We have updated our analysis of assistance first time buyers are getting from their families in a desperate effort to get into the housing market at a time when the entry barriers in terms of price and affordability are as high as ever they have been. In addition, high loan-to-value loans are less available, so first time buyers need a larger deposit, and first owner grants are harder to access. Savings interest rates are also very low.
We released analysis a few months back, which caused quite a stir as it highlighted the inter-generational issues in play. We have now updated the quarterly analysis with data to December 2016.

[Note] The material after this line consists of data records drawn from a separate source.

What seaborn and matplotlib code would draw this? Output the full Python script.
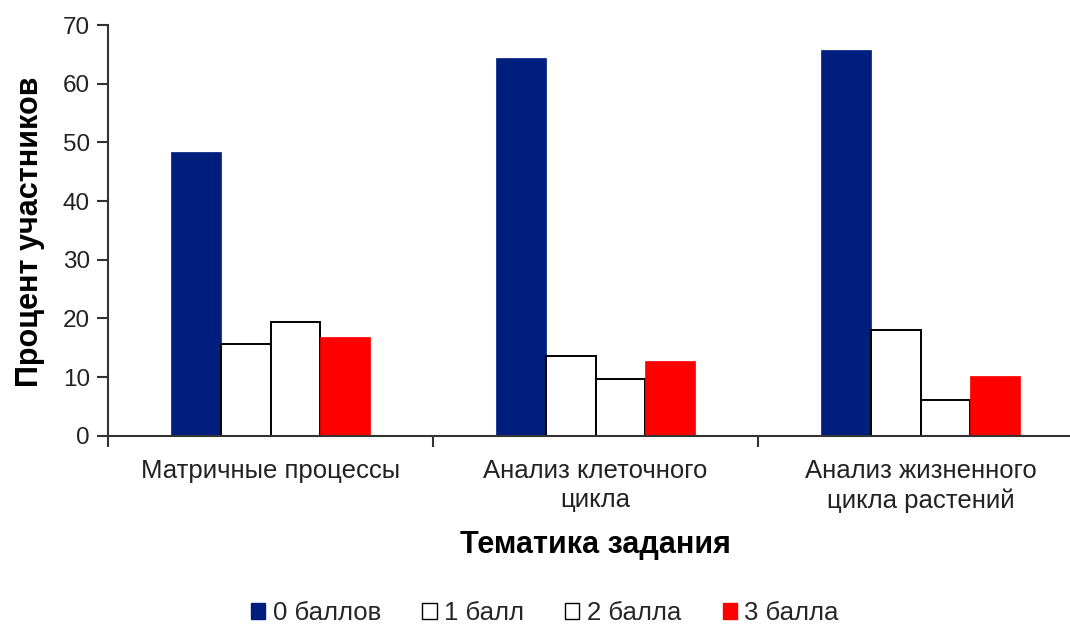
import matplotlib
matplotlib.use("Agg")
import matplotlib.pyplot as plt
import seaborn as sns
import pandas as pd
from matplotlib.patches import Patch

categories = ["Матричные процессы", "Анализ клеточного\nцикла", "Анализ жизненного\nцикла растений"]
series_names = ["0 баллов", "1 балл", "2 балла", "3 балла"]
v0 = [48.3, 64.4, 65.7]
v1 = [15.7, 13.6, 18.0]
v2 = [19.4, 9.7, 6.0]
v3 = [16.8, 12.7, 10.1]
yticks = [0, 10, 20, 30, 40, 50, 60, 70]

face_colors = ["#001E7E", "#FFFFFF", "#FFFFFF", "#FF0000"]
edge_colors = ["#001E7E", "#000000", "#000000", "#FF0000"]

rows = []
for name, vals in zip(series_names, [v0, v1, v2, v3]):
    for c, v in zip(categories, vals):
        rows.append({"cat": c, "series": name, "value": v})
df = pd.DataFrame(rows)

sns.set_theme(style="white")
plt.rcParams["font.family"] = ["Liberation Sans", "DejaVu Sans"]

fig = plt.figure(figsize=(10.70, 6.28), dpi=100)
W, H = 1070, 628
ax = fig.add_axes([108 / W, (H - 435.7) / H, 975 / W, 410.7 / H])

sns.barplot(data=df, x="cat", y="value", hue="series", order=categories,
            hue_order=series_names, palette=face_colors, width=0.615, gap=0,
            dodge=True, legend=False, ax=ax, saturation=1)

for cont, fc, ec in zip(ax.containers, face_colors, edge_colors):
    for p in cont:
        p.set_facecolor(fc)
        p.set_edgecolor(ec)
        p.set_linewidth(1.4 if fc == "#FFFFFF" else 0.5)

ax.set_xlim(-0.5, 2.5)
ax.set_ylim(0, 70)
ax.set_yticks(yticks)
ax.set_yticklabels([str(t) for t in yticks], fontsize=17.5, color="#222222")

# category labels centered, ticks at boundaries
ax.set_xticks([0, 1, 2])
ax.set_xticklabels(categories, fontsize=18.5, color="#222222", linespacing=1.25)
ax.tick_params(axis="x", length=0, pad=17)
ax.set_xticks([-0.5, 0.5, 1.5, 2.5], minor=True)
ax.tick_params(axis="x", which="minor", length=8, width=1.5, color="#333333", direction="out", bottom=True)
ax.tick_params(axis="y", length=8, width=1.5, color="#333333", direction="out", left=True, pad=5)

for s in ["top", "right"]:
    ax.spines[s].set_visible(False)
for s in ["left", "bottom"]:
    ax.spines[s].set_color("#333333")
    ax.spines[s].set_linewidth(1.5)

ax.set_xlabel("Тематика задания", fontsize=22, fontweight="bold", color="#000000")
ax.set_ylabel("Процент участников", fontsize=22, fontweight="bold", color="#000000")
ax.xaxis.set_label_coords((595 - 108) / 975, -(545 - 435.7) / 410.7)
ax.yaxis.set_label_coords(-(108 - 30) / 975, (435.7 - 232) / 410.7)
ax.xaxis.label.set_va("center")
ax.yaxis.label.set_va("center")

handles = [Patch(facecolor=fc, edgecolor=ec, linewidth=1.0) for fc, ec in zip(face_colors, edge_colors)]
fig.legend(handles, series_names, loc="center", bbox_to_anchor=(545 / W, 1 - 613 / H), ncol=4,
           frameon=False, fontsize=18.5, handlelength=0.55, handleheight=0.55, handletextpad=0.3,
           columnspacing=1.6)

fig.savefig("out.png", dpi=100)
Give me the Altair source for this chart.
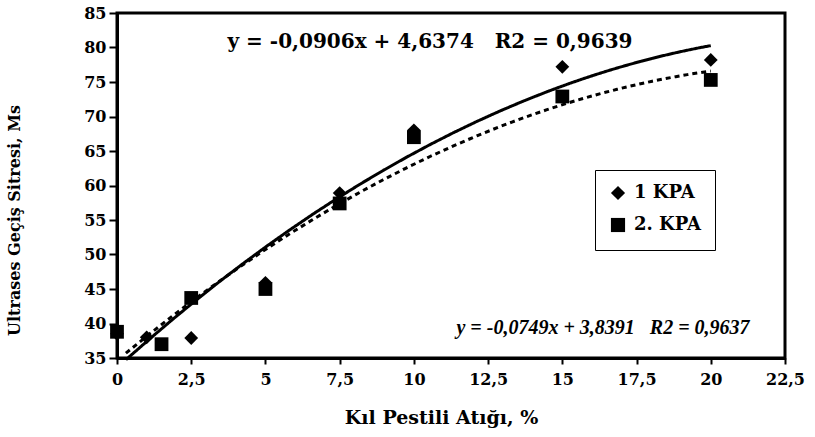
import altair as alt
import pandas as pd

# Data
series1_name = "1 KPA"
series2_name = "2. KPA"
x1 = [0, 1, 2.5, 5, 7.5, 10, 15, 20]
y1 = [38.5, 38.0, 37.9, 45.9, 58.9, 68.0, 77.2, 78.2]
x2 = [0, 1.5, 2.5, 5, 7.5, 10, 15, 20]
y2 = [38.8, 37.0, 43.7, 45.0, 57.4, 67.0, 72.9, 75.3]

x_ticks = [0, 2.5, 5, 7.5, 10, 12.5, 15, 17.5, 20, 22.5]
y_ticks = [35, 40, 45, 50, 55, 60, 65, 70, 75, 80, 85]

NB = "\u00a0"
eq1 = "y = -0,0906x + 4,6374" + NB * 3 + "R2 = 0,9639"
eq2 = "y = -0,0749x + 3,8391" + NB * 3 + "R2 = 0,9637"

df = pd.DataFrame(
    {"x": x1 + x2, "y": y1 + y2,
     "series": [series1_name] * len(x1) + [series2_name] * len(x2)}
)

FONT = "DejaVu Serif"

xscale = alt.Scale(domain=[0, 22.5], nice=False, zero=False)
yscale = alt.Scale(domain=[35, 85], nice=False, zero=False)

xaxis = alt.Axis(
    values=x_ticks, title="Kıl Pestili Atığı, %",
    labelExpr="replace(format(datum.value, '.1~f'), '.', ',')",
    grid=False, domainColor="black", domainWidth=3, tickColor="black",
    tickWidth=2, tickSize=6, labelFont=FONT, labelFontWeight="bold",
    labelFontSize=16, labelColor="black", labelPadding=7,
    labelFlush=False, labelOverlap=False,
    titleFont=FONT, titleFontWeight="bold", titleFontSize=19,
    titleColor="black", titlePadding=21, titleX=324,
)
yaxis = alt.Axis(
    values=y_ticks, title="Ultrases Geçiş Sitresi, Ms",
    grid=False, domainColor="black", domainWidth=3, tickColor="black",
    tickWidth=2, tickSize=8, labelFont=FONT, labelFontWeight="bold",
    labelFontSize=16, labelColor="black", labelPadding=3,
    labelFlush=False, labelOverlap=False,
    titleFont=FONT, titleFontWeight="bold", titleFontSize=16,
    titleColor="black", titleX=-95, titleY=207,
)

X = alt.X("x:Q", scale=xscale, axis=xaxis)
Y = alt.Y("y:Q", scale=yscale, axis=yaxis)

base = alt.Chart(df)


def trend(name, dash):
    return base.transform_filter(
        alt.datum.series == name
    ).transform_regression(
        "x", "y", method="poly", order=2, extent=[0.3, 20]
    ).mark_line(color="black", strokeWidth=3, strokeDash=dash).encode(x=X, y=Y)


line1 = trend(series1_name, [1, 0])
line2 = trend(series2_name, [5, 4])

points = base.mark_point(filled=True, color="black", opacity=1, size=190).encode(
    x=X, y=Y,
    shape=alt.Shape(
        "series:N",
        scale=alt.Scale(domain=[series1_name, series2_name], range=["diamond", "square"]),
        legend=alt.Legend(
            title=None, orient="none", legendX=478, legendY=157,
            strokeColor="black", fillColor="white", padding=14,
            labelFont=FONT, labelFontWeight="bold", labelFontSize=18,
            labelColor="black", symbolFillColor="black", symbolStrokeColor="black",
            symbolSize=200, rowPadding=10, symbolOpacity=1, labelLimit=200,
            labelOffset=7,
        ),
    ),
)

text1 = alt.Chart(pd.DataFrame({"t": [eq1]})).mark_text(
    font=FONT, fontWeight="bold", fontSize=20, color="black", align="center", baseline="middle"
).encode(text="t:N", x=alt.value(313), y=alt.value(29))

text2 = alt.Chart(pd.DataFrame({"t": [eq2]})).mark_text(
    font="Liberation Serif", fontWeight="bold", fontStyle="italic", fontSize=20, color="black",
    align="center", baseline="middle"
).encode(text="t:N", x=alt.value(486), y=alt.value(315))

chart = alt.layer(line1, line2, points, text1, text2).properties(
    width=668, height=345,
    autosize=alt.AutoSizeParams(type="none"),
    padding={"left": 117, "top": 13, "right": 30, "bottom": 79},
    background="white",
).configure_view(stroke="black", strokeWidth=3).configure_axis(labelOverlap=False)

chart.save("out.html", embed_options={"renderer": "svg", "actions": False})
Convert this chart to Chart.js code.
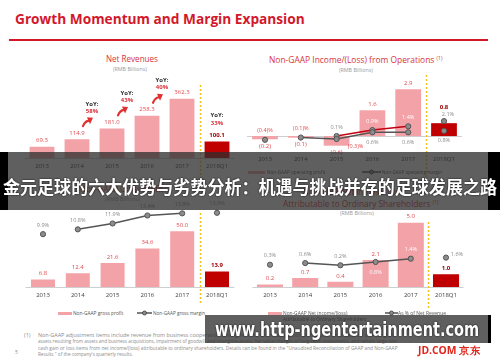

First, more first time buyers are getting help from parents – up to 54% in the past quarter. This help varies from a loan for a deposit, a cash present, help with transaction expenses, or ongoing assistance with mortgage repayments or other household expenses. Parental guarantees are falling out of favour.
Just under half the assistance is going towards first time buyers in NSW (mainly Greater Sydney), where the affordability issues are most difficult, and home prices the highest. But other states are also, to some extent, also in the game. Ignoring the volume growth, the percentage mix has been relatively stable.
- First, are parents giving away some of their future financial security?
- If it is a loan, is the basis of repayment clear, and documented?
- When a bank assesses a mortgage application do they consider the source of the deposit – receiving a “seagull” lump sum is not the same as demonstrating a history of saving, and the risk profiles down the track are different.
It also raises complex questions around equity between siblings, and a whole raft of questions relating to inter-generational finance.
It is also worth remembering that more first time buyers are going to the investment sector before purchasing their own home for owner occupation, as our first time buyer tracker shows.